:: WHAT YOU WILL DO ::
Gather all lines in the data that hold the string "this".

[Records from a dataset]
>> BEGIN
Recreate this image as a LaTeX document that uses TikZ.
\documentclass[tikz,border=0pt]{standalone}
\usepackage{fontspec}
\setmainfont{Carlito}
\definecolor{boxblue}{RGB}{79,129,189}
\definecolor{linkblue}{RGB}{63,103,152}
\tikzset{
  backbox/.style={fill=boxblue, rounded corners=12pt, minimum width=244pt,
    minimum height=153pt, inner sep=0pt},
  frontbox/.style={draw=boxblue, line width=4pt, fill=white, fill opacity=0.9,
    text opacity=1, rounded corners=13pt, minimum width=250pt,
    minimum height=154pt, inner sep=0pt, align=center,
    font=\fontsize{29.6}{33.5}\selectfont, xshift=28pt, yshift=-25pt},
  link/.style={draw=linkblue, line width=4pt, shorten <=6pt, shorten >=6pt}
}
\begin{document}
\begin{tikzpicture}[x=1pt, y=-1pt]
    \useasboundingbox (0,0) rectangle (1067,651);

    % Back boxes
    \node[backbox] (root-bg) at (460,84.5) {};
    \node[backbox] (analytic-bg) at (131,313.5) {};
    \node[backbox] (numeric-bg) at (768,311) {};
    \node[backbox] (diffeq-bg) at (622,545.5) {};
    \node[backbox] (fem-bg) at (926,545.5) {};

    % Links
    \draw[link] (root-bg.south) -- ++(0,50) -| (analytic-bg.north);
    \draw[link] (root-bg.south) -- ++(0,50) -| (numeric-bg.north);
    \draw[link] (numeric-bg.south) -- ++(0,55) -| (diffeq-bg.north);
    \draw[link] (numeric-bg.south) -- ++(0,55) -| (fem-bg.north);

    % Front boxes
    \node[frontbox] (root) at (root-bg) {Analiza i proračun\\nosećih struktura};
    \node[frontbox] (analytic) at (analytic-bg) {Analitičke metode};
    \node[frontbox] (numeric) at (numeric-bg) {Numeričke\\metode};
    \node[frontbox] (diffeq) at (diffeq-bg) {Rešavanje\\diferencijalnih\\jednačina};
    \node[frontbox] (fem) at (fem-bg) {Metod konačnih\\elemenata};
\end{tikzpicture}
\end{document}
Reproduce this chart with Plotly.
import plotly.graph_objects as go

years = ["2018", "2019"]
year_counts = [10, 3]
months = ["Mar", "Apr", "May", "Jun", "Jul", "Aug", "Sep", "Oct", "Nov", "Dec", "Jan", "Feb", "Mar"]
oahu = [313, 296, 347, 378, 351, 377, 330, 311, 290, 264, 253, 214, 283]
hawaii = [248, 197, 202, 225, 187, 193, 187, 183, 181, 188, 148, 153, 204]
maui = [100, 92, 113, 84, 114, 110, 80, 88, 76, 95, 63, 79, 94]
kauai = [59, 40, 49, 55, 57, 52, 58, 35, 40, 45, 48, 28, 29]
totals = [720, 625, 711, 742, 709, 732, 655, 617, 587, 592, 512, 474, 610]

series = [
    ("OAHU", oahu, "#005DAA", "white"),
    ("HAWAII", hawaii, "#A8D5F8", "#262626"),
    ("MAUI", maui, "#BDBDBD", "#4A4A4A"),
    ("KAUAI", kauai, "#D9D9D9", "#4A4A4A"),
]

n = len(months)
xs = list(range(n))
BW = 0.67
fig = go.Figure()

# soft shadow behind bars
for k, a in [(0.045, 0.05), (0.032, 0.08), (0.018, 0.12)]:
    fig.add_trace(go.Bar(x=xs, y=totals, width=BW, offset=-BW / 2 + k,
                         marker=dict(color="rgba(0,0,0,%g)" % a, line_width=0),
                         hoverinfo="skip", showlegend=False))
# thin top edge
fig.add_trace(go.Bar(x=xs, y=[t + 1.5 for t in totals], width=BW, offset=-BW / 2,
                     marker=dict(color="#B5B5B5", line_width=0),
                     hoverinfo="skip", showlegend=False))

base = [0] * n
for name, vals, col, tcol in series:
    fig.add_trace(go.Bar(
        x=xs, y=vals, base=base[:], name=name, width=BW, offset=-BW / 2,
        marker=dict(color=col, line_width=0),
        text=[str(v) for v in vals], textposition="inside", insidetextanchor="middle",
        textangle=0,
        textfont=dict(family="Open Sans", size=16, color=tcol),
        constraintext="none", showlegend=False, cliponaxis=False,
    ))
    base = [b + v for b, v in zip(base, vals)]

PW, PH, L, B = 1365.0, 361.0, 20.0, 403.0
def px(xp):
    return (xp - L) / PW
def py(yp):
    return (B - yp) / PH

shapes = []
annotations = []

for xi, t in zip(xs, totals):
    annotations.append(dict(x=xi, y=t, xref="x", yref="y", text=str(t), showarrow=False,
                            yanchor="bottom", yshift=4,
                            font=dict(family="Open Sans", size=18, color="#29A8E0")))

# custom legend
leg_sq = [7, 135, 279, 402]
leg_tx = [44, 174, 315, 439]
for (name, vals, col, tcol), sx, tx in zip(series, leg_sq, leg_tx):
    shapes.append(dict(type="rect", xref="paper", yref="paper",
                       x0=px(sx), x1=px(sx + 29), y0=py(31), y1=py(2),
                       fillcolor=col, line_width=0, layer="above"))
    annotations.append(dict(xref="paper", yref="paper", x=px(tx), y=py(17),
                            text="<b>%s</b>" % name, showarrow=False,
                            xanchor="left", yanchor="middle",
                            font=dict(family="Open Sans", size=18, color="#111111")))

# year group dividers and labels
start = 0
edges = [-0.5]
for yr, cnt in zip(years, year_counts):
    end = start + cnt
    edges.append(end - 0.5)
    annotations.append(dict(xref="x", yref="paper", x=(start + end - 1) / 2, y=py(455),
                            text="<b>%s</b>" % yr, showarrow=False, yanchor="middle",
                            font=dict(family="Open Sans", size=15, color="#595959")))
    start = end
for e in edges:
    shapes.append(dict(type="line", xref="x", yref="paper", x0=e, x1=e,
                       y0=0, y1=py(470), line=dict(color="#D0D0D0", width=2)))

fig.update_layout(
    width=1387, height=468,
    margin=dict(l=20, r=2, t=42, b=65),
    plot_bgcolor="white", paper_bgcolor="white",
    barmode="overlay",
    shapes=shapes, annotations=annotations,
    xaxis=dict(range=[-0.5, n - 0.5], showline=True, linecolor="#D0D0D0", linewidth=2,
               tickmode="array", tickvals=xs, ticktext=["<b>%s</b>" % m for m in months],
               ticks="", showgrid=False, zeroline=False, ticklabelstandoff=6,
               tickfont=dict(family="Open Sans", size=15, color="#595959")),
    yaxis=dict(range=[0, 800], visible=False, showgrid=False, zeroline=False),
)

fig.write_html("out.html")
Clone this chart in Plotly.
>> END
:: COMPLETED EXERCISE ::
Recreate this image as a LaTeX document that uses TikZ.
Reproduce this chart with Plotly.
Clone this chart in Plotly.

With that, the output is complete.